* start RAW DATA *

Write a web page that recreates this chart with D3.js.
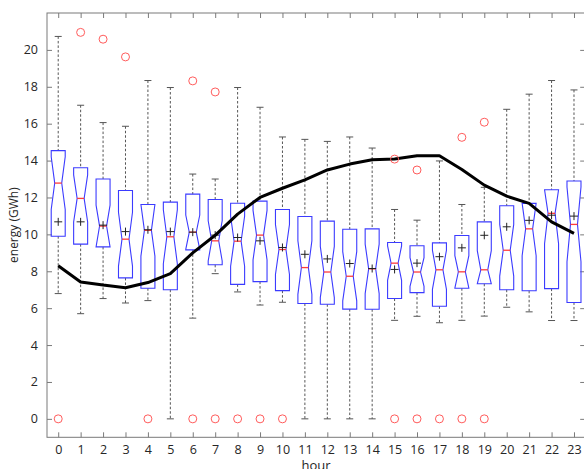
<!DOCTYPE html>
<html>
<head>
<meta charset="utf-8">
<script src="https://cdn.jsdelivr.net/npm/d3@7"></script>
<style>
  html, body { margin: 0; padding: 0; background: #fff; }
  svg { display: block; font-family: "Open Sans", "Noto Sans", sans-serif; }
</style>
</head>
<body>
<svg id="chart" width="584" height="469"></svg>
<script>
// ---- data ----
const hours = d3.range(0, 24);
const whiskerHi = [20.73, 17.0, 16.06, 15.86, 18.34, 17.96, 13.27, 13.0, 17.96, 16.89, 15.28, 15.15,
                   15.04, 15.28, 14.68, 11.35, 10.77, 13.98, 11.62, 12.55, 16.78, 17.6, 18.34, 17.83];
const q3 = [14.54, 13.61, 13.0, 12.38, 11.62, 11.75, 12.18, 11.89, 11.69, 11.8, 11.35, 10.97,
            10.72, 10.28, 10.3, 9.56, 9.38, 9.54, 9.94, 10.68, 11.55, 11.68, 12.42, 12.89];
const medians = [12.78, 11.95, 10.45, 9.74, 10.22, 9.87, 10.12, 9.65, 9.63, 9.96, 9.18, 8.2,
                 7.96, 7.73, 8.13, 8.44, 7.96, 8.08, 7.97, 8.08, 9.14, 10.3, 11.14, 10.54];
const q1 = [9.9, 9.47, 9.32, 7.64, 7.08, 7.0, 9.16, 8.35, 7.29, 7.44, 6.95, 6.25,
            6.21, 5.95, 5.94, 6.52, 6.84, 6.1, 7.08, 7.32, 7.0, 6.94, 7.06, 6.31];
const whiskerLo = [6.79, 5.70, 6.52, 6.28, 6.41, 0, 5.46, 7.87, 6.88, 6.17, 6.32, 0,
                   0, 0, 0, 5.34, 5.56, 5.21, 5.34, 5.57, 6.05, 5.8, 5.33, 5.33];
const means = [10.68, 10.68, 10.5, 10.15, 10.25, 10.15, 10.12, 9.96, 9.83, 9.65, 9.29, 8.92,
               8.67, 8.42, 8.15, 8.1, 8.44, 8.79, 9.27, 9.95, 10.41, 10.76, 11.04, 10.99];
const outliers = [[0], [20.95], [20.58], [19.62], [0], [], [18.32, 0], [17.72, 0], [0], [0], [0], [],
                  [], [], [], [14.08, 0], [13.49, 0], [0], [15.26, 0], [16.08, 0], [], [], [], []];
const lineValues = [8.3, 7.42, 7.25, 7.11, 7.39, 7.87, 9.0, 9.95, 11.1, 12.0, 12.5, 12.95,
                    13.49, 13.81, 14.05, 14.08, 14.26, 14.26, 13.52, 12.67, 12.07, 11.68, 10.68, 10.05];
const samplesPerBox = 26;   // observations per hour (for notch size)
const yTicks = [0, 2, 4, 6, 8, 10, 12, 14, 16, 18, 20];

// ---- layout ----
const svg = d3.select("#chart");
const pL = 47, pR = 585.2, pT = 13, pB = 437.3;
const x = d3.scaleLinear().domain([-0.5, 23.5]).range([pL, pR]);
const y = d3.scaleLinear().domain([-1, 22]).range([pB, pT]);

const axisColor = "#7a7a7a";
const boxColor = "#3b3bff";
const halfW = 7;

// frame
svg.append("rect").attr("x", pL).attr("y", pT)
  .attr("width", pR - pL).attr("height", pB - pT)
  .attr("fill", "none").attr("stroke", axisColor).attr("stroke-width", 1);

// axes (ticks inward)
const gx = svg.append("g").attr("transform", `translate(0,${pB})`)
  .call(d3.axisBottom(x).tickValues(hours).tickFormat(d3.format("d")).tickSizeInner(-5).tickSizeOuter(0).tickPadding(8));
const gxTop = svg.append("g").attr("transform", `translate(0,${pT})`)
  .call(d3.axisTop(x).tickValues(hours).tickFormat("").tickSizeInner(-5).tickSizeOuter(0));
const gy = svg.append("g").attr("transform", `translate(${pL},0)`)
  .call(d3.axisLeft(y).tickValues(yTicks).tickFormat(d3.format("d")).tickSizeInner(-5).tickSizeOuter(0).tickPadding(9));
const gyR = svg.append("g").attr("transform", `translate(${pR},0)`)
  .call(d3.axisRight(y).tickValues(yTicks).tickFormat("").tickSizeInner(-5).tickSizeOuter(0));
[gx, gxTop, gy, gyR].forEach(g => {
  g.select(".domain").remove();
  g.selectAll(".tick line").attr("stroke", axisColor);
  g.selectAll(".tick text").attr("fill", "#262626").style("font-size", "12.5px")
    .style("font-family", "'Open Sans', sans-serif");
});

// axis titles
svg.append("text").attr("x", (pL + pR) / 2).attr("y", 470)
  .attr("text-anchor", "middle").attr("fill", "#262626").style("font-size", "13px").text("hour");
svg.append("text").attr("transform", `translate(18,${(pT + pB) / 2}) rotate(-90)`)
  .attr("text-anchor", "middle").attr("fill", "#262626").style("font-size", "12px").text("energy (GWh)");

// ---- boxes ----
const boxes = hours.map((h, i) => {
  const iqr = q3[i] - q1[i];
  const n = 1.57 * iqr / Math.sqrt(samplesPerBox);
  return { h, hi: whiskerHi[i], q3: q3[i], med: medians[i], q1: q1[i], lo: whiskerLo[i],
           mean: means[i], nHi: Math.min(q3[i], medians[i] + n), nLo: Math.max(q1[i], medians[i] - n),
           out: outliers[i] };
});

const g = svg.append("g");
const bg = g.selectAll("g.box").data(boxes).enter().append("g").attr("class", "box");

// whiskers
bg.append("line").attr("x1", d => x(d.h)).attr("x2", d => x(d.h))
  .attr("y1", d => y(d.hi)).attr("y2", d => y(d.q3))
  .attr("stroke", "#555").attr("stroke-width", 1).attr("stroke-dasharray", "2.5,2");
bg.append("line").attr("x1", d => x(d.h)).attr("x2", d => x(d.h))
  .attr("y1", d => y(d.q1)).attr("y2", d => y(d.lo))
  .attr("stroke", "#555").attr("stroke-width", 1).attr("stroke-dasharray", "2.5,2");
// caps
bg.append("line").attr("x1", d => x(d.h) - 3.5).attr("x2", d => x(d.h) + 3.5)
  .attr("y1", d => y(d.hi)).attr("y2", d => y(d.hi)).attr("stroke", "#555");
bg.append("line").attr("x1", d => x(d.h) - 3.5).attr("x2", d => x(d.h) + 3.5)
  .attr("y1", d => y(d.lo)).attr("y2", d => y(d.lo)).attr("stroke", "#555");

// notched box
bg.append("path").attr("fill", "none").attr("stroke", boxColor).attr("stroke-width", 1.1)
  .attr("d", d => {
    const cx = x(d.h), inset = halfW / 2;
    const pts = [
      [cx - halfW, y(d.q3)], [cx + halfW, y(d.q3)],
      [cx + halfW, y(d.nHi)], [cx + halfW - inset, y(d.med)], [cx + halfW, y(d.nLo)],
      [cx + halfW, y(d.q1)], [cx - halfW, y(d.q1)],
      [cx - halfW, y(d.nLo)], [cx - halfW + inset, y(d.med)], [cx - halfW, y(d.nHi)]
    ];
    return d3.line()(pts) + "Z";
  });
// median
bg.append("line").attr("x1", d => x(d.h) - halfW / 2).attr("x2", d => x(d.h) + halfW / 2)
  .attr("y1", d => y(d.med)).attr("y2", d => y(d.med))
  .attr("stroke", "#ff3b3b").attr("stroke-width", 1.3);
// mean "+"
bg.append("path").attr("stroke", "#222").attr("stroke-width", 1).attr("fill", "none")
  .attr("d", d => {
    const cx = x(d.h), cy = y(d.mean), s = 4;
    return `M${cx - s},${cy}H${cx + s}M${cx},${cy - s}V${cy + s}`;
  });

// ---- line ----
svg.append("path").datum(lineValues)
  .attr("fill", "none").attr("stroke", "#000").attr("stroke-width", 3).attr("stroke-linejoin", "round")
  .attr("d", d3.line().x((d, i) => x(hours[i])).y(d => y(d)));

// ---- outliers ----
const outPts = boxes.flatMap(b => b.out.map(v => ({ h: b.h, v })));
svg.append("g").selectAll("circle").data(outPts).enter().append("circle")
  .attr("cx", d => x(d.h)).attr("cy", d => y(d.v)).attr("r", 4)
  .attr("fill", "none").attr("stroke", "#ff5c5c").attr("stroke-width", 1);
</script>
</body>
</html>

* end RAW DATA *

• _THE PROBLEM_: Every line in the data that holds "chart" should be copied out.

• _REPLY TO THE EXERCISE_:
Write a web page that recreates this chart with D3.js.
<svg id="chart" width="584" height="469"></svg>
const svg = d3.select("#chart");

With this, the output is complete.